The COVID-19 Testing Impact Calculator is a free resource that shows how different approaches to testing and other mitigation measures, such as mask use, can curb the spread of the virus in any organization. It provides schools and businesses with clear guidance on risk-reducing behaviors and testing to help them stay open safely, according to the National Institutes of Health.
The tool was funded by the National Institute of Biomedical Imaging and Bioengineering (NIBIB), part of the National Institutes of Health. A team led by the Consortia for Improving Medicine with Innovation and Technology (CIMIT) at Massachusetts General Hospital, Boston, and researchers at the Massachusetts Institute of Technology (MIT), Cambridge, developed the tool to model the costs and benefits of COVID-19 testing strategies for individual organizations.
The team developed their mathematical model and calculator as part of NIH's Rapid Acceleration of Diagnostics (RADx) Tech program. The calculator is simple: a user enters a few specifics about their site and the tool produces customized scenarios for surveillance testing. The tool models four different COVID-19 testing methods, including onsite and lab-based, and calculates the number of people to test each day. It shows the estimated cost of each testing option and outlines the tradeoffs in the speed and accuracy of each kind of test.

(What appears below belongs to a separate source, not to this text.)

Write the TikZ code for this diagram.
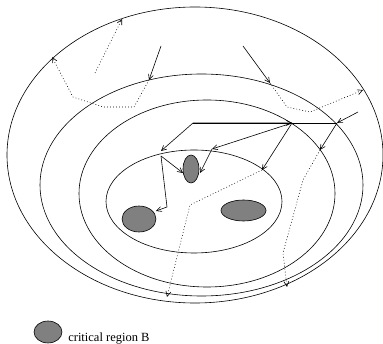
\documentclass[tikz,border=0pt]{standalone}
\usepackage{fontspec}
\setmainfont{Liberation Serif}
\usetikzlibrary{arrows.meta}
\begin{document}
\begin{tikzpicture}[x=1pt,y=-1pt,
  line width=0.6pt,
  >={Straight Barb[length=5pt,width=5pt]},
  ring/.style={draw=black},
  region/.style={draw=black,fill=black!50},
  flow/.style={->},
  dotflow/.style={dash pattern=on 0.8pt off 2.2pt},
  legendtext/.style={anchor=base west,inner sep=0pt,font=\fontsize{12.5}{14}\selectfont}]
\useasboundingbox (0,0) rectangle (383,344);
% rings
\draw[ring] (195,155) ellipse [x radius=188,y radius=148];
\draw[ring] (201.5,185) ellipse [x radius=161.5,y radius=111];
\draw[ring] (207,193.5) ellipse [x radius=128,y radius=93.5];
\draw[ring] (194,201.5) ellipse [x radius=88,y radius=51.5];
% critical regions
\draw[region] (191,169) ellipse [x radius=8,y radius=14];
\draw[region] (139,219) ellipse [x radius=17,y radius=13];
\draw[region] (243.5,210.5) ellipse [x radius=22.5,y radius=10.5];
% points
\coordinate (s1) at (161,46);
\coordinate (t1) at (149,80);
\coordinate (s2) at (243,46);
\coordinate (t2) at (270,83);
\coordinate (u1) at (287,107);
\coordinate (u2) at (310,112);
\coordinate (u3) at (363,90);
\coordinate (v1) at (134,107);
\coordinate (v2) at (103,107);
\coordinate (v3) at (73,97);
\coordinate (v4) at (52,57);
\coordinate (w0) at (95,73);
\coordinate (w1) at (122,19);
\coordinate (L) at (193,123);
\coordinate (H) at (292,123);
\coordinate (R) at (337,123);
\coordinate (Rs) at (358,112);
\coordinate (P) at (161,151);
\coordinate (Q) at (161,156);
\coordinate (m1) at (212,149);
\coordinate (m2) at (200,173);
\coordinate (n1) at (262,170);
\coordinate (n2) at (190,205);
\coordinate (n3) at (167,297);
\coordinate (r1) at (320,150);
\coordinate (r2) at (303,180);
\coordinate (r3) at (283,253);
\coordinate (r4) at (287,287);
\coordinate (q1) at (183,173);
\coordinate (q2) at (167,207);
\coordinate (q3) at (156,211);
% solid connectors
\draw[flow] (s1) -- (t1);
\draw[flow] (s2) -- (t2);
\draw (R) -- (H);
\draw[flow] (H) -- (L) -- (P);
\draw[flow] (L) -- (H);
\draw[flow] (H) -- (m1);
\draw[flow] (m1) -- (m2);
\draw[flow] (H) -- (n1);
\draw[flow] (Rs) -- (R);
\draw[flow] (R) -- (r1);
\draw[flow] (Q) -- (q1);
\draw[flow] (Q) -- (q2) -- (q3);
% dotted connectors
\draw[dotflow,->] (t2) -- (u1) -- (u2) -- (u3);
\draw[dotflow,->] (t1) -- (v1) -- (v2) -- (v3) -- (v4);
\draw[dotflow,->] (w0) -- (w1);
\draw[dotflow,->] (n1) -- (n2) -- (n3);
\draw[dotflow,->] (r1) -- (r2) -- (r3) -- (r4);
% legend
\draw[region] (48,332) ellipse [x radius=14,y radius=11];
\node[legendtext] (lg) at (68,342) {critical region B};
\end{tikzpicture}
\end{document}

The COVID-19 Testing Impact Calculator also shows how other Centers for Disease Control and Prevention-recommended countermeasures, such as masks, contact tracing and social distancing, can work in concert with testing to keep people safe. Users enter which of these measures are in place in their organization and the tool integrates this information to produce testing recommendations. By adjusting these entries, users get a demonstration of how implementing simple countermeasures can drastically reduce their testing costs. For example, for a site that allows mask-less activities, such as meetings or dining, reducing the group size on the calculator from 12 to six cuts the cost of the recommended testing strategy by more than half.